[Source code of charts]
-*-

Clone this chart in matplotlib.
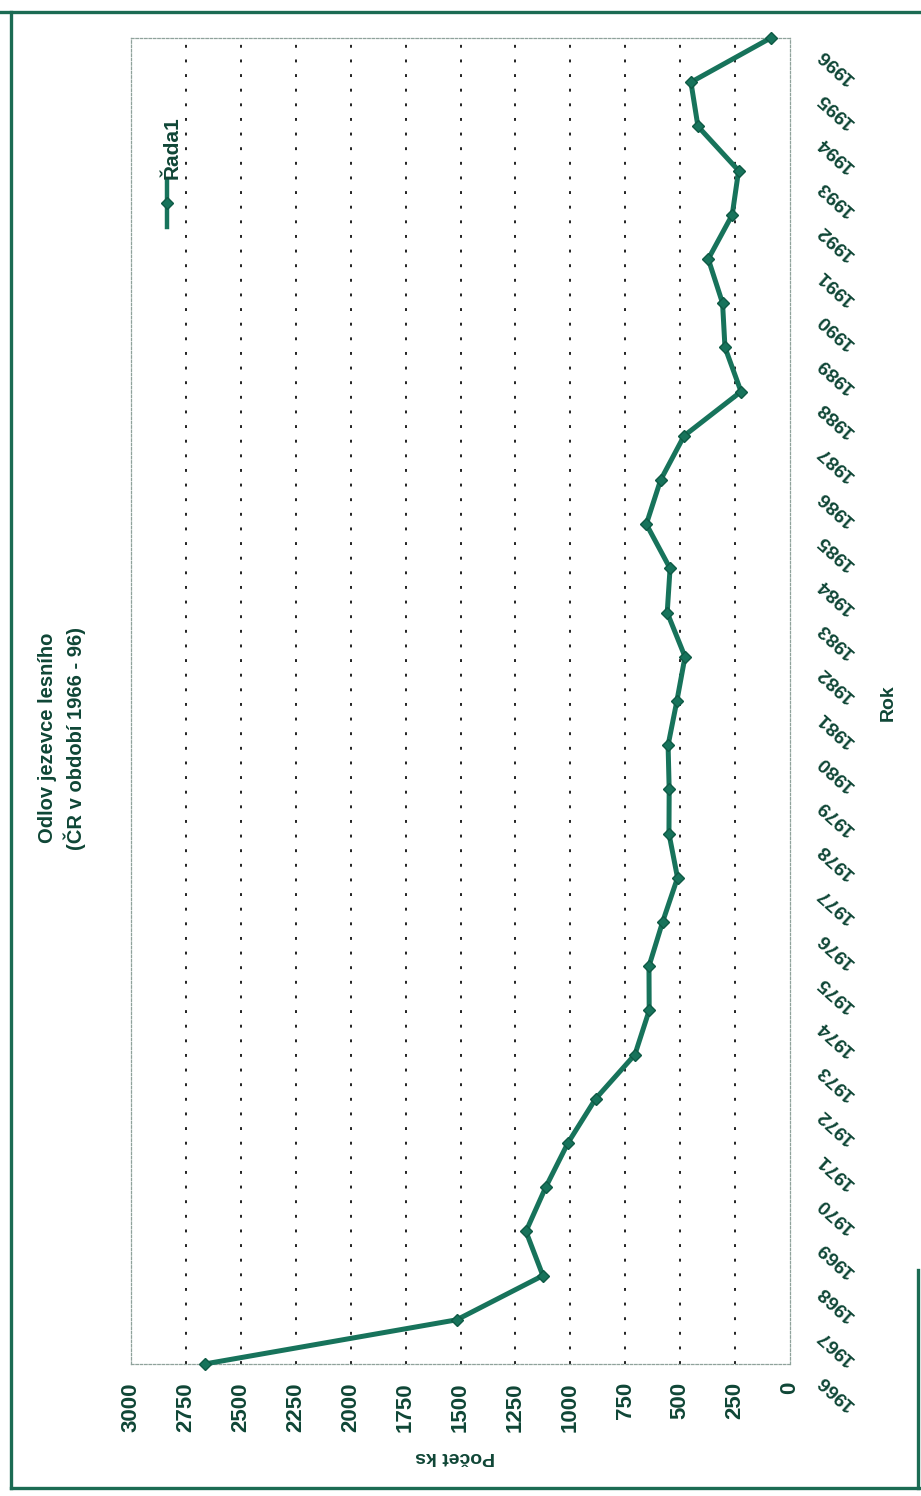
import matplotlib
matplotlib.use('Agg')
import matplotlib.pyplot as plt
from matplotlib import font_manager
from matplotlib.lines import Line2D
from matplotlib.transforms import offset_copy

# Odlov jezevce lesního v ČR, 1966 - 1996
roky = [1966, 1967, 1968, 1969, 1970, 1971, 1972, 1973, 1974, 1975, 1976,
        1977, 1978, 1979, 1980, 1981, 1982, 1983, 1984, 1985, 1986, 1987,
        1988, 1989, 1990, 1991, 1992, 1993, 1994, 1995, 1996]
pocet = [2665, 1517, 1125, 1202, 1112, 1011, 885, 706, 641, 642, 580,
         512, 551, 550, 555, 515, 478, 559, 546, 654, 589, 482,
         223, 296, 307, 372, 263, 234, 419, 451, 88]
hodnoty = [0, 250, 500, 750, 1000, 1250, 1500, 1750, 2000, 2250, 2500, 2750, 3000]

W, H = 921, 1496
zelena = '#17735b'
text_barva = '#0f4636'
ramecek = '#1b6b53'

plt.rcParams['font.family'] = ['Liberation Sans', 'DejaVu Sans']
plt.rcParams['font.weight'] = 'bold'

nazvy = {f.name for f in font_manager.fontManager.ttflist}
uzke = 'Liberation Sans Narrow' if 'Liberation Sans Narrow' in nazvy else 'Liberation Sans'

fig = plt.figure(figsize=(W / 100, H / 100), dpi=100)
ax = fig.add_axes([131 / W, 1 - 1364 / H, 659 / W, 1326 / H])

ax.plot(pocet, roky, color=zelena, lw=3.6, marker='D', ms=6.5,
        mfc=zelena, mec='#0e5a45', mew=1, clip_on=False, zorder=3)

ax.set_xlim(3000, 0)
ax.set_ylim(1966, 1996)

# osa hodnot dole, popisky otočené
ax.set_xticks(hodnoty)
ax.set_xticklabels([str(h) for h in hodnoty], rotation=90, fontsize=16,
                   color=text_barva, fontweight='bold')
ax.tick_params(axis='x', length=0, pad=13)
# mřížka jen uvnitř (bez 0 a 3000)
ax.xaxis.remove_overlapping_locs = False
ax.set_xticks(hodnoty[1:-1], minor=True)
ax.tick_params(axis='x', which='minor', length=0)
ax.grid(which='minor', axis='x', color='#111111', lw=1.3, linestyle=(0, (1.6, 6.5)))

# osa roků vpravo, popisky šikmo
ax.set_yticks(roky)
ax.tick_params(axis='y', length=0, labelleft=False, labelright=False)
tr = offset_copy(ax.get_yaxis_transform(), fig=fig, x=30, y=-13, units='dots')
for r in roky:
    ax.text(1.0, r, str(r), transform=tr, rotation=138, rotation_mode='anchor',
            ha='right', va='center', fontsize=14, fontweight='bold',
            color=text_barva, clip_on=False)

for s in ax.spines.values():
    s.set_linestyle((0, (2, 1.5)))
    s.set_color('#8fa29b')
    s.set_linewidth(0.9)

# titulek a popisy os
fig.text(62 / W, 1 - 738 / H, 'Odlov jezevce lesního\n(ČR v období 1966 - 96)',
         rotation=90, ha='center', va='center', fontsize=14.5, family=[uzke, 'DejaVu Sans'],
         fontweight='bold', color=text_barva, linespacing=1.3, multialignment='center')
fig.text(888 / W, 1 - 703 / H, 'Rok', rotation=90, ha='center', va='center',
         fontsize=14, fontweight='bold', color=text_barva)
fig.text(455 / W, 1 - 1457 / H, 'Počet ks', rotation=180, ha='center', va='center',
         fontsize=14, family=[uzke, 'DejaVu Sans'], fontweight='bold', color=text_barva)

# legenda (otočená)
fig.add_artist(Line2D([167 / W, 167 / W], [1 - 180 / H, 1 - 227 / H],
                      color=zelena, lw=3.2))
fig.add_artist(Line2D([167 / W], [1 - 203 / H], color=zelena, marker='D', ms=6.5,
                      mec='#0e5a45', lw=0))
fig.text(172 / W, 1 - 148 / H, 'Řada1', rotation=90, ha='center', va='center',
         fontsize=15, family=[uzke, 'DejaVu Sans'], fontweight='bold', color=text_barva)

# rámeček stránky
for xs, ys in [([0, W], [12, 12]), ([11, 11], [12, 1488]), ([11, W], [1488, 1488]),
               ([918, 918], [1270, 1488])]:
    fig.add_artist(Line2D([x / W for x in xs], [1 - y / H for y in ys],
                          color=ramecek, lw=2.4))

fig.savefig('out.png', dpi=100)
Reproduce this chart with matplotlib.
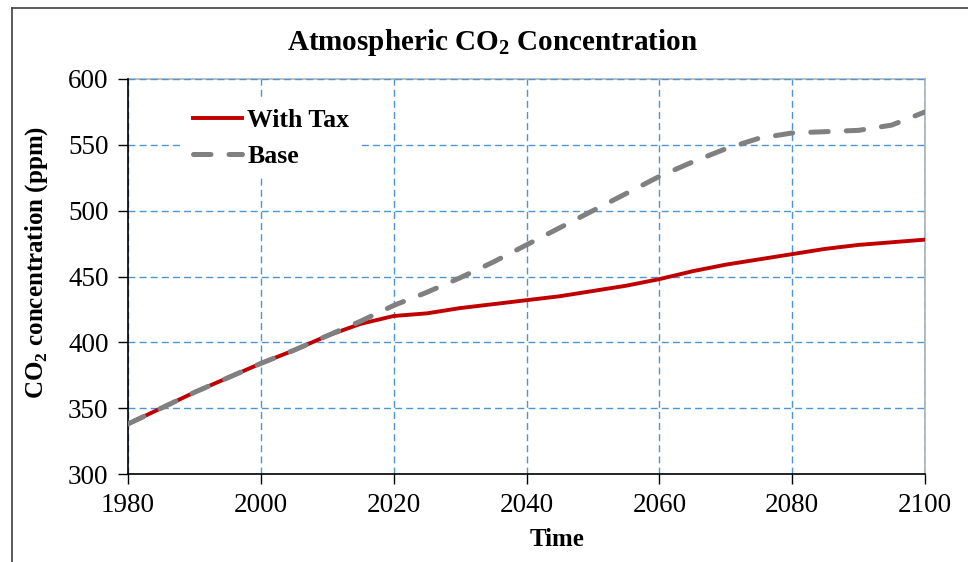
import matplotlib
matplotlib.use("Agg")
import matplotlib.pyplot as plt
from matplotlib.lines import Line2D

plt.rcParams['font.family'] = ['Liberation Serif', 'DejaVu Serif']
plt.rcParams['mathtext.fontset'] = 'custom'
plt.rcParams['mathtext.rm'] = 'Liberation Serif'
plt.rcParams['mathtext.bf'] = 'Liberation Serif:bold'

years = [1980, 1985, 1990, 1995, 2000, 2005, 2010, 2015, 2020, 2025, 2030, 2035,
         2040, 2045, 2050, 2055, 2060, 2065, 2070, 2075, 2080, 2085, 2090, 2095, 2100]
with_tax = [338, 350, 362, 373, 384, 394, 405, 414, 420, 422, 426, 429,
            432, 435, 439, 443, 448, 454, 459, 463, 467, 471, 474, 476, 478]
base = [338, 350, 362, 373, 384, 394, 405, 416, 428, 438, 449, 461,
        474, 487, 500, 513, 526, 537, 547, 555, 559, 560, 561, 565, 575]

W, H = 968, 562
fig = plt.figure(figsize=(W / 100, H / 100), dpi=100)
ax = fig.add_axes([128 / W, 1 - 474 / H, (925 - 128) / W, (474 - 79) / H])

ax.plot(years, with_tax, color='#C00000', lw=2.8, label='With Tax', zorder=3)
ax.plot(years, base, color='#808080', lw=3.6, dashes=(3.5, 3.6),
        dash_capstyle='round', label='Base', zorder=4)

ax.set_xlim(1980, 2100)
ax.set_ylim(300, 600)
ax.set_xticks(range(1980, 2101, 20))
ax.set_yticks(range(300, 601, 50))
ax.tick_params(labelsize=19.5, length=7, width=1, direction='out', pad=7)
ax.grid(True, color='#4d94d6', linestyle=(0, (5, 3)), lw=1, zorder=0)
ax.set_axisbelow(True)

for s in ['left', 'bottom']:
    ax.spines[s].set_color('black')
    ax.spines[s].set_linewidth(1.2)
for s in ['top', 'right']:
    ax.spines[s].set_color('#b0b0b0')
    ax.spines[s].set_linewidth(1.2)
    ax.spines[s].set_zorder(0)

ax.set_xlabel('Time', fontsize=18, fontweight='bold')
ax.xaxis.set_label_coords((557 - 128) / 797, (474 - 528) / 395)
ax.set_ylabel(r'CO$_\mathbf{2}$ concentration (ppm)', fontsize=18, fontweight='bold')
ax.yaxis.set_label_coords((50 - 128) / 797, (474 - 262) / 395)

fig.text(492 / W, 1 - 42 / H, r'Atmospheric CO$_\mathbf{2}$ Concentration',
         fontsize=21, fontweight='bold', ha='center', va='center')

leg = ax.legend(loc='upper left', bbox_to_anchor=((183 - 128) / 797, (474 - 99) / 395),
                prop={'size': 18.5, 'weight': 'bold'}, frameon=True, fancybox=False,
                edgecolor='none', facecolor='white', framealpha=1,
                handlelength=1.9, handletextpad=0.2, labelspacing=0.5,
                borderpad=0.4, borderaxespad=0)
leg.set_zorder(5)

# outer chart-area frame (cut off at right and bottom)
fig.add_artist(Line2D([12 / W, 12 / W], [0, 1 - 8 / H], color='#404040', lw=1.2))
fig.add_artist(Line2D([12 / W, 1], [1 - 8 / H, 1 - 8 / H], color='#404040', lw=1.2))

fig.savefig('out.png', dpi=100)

-*-

Given request: Copy out each line exactly, without the pictures.

Solution:
Clone this chart in matplotlib.
import matplotlib
matplotlib.use('Agg')
import matplotlib.pyplot as plt
from matplotlib import font_manager
from matplotlib.lines import Line2D
from matplotlib.transforms import offset_copy

# Odlov jezevce lesního v ČR, 1966 - 1996
roky = [1966, 1967, 1968, 1969, 1970, 1971, 1972, 1973, 1974, 1975, 1976,
        1977, 1978, 1979, 1980, 1981, 1982, 1983, 1984, 1985, 1986, 1987,
        1988, 1989, 1990, 1991, 1992, 1993, 1994, 1995, 1996]
pocet = [2665, 1517, 1125, 1202, 1112, 1011, 885, 706, 641, 642, 580,
         512, 551, 550, 555, 515, 478, 559, 546, 654, 589, 482,
         223, 296, 307, 372, 263, 234, 419, 451, 88]
hodnoty = [0, 250, 500, 750, 1000, 1250, 1500, 1750, 2000, 2250, 2500, 2750, 3000]

W, H = 921, 1496
zelena = '#17735b'
text_barva = '#0f4636'
ramecek = '#1b6b53'

plt.rcParams['font.family'] = ['Liberation Sans', 'DejaVu Sans']
plt.rcParams['font.weight'] = 'bold'

nazvy = {f.name for f in font_manager.fontManager.ttflist}
uzke = 'Liberation Sans Narrow' if 'Liberation Sans Narrow' in nazvy else 'Liberation Sans'

fig = plt.figure(figsize=(W / 100, H / 100), dpi=100)
ax = fig.add_axes([131 / W, 1 - 1364 / H, 659 / W, 1326 / H])

ax.plot(pocet, roky, color=zelena, lw=3.6, marker='D', ms=6.5,
        mfc=zelena, mec='#0e5a45', mew=1, clip_on=False, zorder=3)

ax.set_xlim(3000, 0)
ax.set_ylim(1966, 1996)

# osa hodnot dole, popisky otočené
ax.set_xticks(hodnoty)
ax.set_xticklabels([str(h) for h in hodnoty], rotation=90, fontsize=16,
                   color=text_barva, fontweight='bold')
ax.tick_params(axis='x', length=0, pad=13)
# mřížka jen uvnitř (bez 0 a 3000)
ax.xaxis.remove_overlapping_locs = False
ax.set_xticks(hodnoty[1:-1], minor=True)
ax.tick_params(axis='x', which='minor', length=0)
ax.grid(which='minor', axis='x', color='#111111', lw=1.3, linestyle=(0, (1.6, 6.5)))

# osa roků vpravo, popisky šikmo
ax.set_yticks(roky)
ax.tick_params(axis='y', length=0, labelleft=False, labelright=False)
tr = offset_copy(ax.get_yaxis_transform(), fig=fig, x=30, y=-13, units='dots')
for r in roky:
    ax.text(1.0, r, str(r), transform=tr, rotation=138, rotation_mode='anchor',
            ha='right', va='center', fontsize=14, fontweight='bold',
            color=text_barva, clip_on=False)

for s in ax.spines.values():
    s.set_linestyle((0, (2, 1.5)))
    s.set_color('#8fa29b')
    s.set_linewidth(0.9)

# titulek a popisy os
fig.text(62 / W, 1 - 738 / H, 'Odlov jezevce lesního\n(ČR v období 1966 - 96)',
         rotation=90, ha='center', va='center', fontsize=14.5, family=[uzke, 'DejaVu Sans'],
         fontweight='bold', color=text_barva, linespacing=1.3, multialignment='center')
fig.text(888 / W, 1 - 703 / H, 'Rok', rotation=90, ha='center', va='center',
         fontsize=14, fontweight='bold', color=text_barva)
fig.text(455 / W, 1 - 1457 / H, 'Počet ks', rotation=180, ha='center', va='center',
         fontsize=14, family=[uzke, 'DejaVu Sans'], fontweight='bold', color=text_barva)

# legenda (otočená)
fig.add_artist(Line2D([167 / W, 167 / W], [1 - 180 / H, 1 - 227 / H],
                      color=zelena, lw=3.2))
fig.add_artist(Line2D([167 / W], [1 - 203 / H], color=zelena, marker='D', ms=6.5,
                      mec='#0e5a45', lw=0))
fig.text(172 / W, 1 - 148 / H, 'Řada1', rotation=90, ha='center', va='center',
         fontsize=15, family=[uzke, 'DejaVu Sans'], fontweight='bold', color=text_barva)

# rámeček stránky
for xs, ys in [([0, W], [12, 12]), ([11, 11], [12, 1488]), ([11, W], [1488, 1488]),
               ([918, 918], [1270, 1488])]:
    fig.add_artist(Line2D([x / W for x in xs], [1 - y / H for y in ys],
                          color=ramecek, lw=2.4))

fig.savefig('out.png', dpi=100)
Reproduce this chart with matplotlib.
import matplotlib
matplotlib.use("Agg")
import matplotlib.pyplot as plt
from matplotlib.lines import Line2D

plt.rcParams['font.family'] = ['Liberation Serif', 'DejaVu Serif']
plt.rcParams['mathtext.fontset'] = 'custom'
plt.rcParams['mathtext.rm'] = 'Liberation Serif'
plt.rcParams['mathtext.bf'] = 'Liberation Serif:bold'

years = [1980, 1985, 1990, 1995, 2000, 2005, 2010, 2015, 2020, 2025, 2030, 2035,
         2040, 2045, 2050, 2055, 2060, 2065, 2070, 2075, 2080, 2085, 2090, 2095, 2100]
with_tax = [338, 350, 362, 373, 384, 394, 405, 414, 420, 422, 426, 429,
            432, 435, 439, 443, 448, 454, 459, 463, 467, 471, 474, 476, 478]
base = [338, 350, 362, 373, 384, 394, 405, 416, 428, 438, 449, 461,
        474, 487, 500, 513, 526, 537, 547, 555, 559, 560, 561, 565, 575]

W, H = 968, 562
fig = plt.figure(figsize=(W / 100, H / 100), dpi=100)
ax = fig.add_axes([128 / W, 1 - 474 / H, (925 - 128) / W, (474 - 79) / H])

ax.plot(years, with_tax, color='#C00000', lw=2.8, label='With Tax', zorder=3)
ax.plot(years, base, color='#808080', lw=3.6, dashes=(3.5, 3.6),
        dash_capstyle='round', label='Base', zorder=4)

ax.set_xlim(1980, 2100)
ax.set_ylim(300, 600)
ax.set_xticks(range(1980, 2101, 20))
ax.set_yticks(range(300, 601, 50))
ax.tick_params(labelsize=19.5, length=7, width=1, direction='out', pad=7)
ax.grid(True, color='#4d94d6', linestyle=(0, (5, 3)), lw=1, zorder=0)
ax.set_axisbelow(True)

for s in ['left', 'bottom']:
    ax.spines[s].set_color('black')
    ax.spines[s].set_linewidth(1.2)
for s in ['top', 'right']:
    ax.spines[s].set_color('#b0b0b0')
    ax.spines[s].set_linewidth(1.2)
    ax.spines[s].set_zorder(0)

ax.set_xlabel('Time', fontsize=18, fontweight='bold')
ax.xaxis.set_label_coords((557 - 128) / 797, (474 - 528) / 395)
ax.set_ylabel(r'CO$_\mathbf{2}$ concentration (ppm)', fontsize=18, fontweight='bold')
ax.yaxis.set_label_coords((50 - 128) / 797, (474 - 262) / 395)

fig.text(492 / W, 1 - 42 / H, r'Atmospheric CO$_\mathbf{2}$ Concentration',
         fontsize=21, fontweight='bold', ha='center', va='center')

leg = ax.legend(loc='upper left', bbox_to_anchor=((183 - 128) / 797, (474 - 99) / 395),
                prop={'size': 18.5, 'weight': 'bold'}, frameon=True, fancybox=False,
                edgecolor='none', facecolor='white', framealpha=1,
                handlelength=1.9, handletextpad=0.2, labelspacing=0.5,
                borderpad=0.4, borderaxespad=0)
leg.set_zorder(5)

# outer chart-area frame (cut off at right and bottom)
fig.add_artist(Line2D([12 / W, 12 / W], [0, 1 - 8 / H], color='#404040', lw=1.2))
fig.add_artist(Line2D([12 / W, 1], [1 - 8 / H, 1 - 8 / H], color='#404040', lw=1.2))

fig.savefig('out.png', dpi=100)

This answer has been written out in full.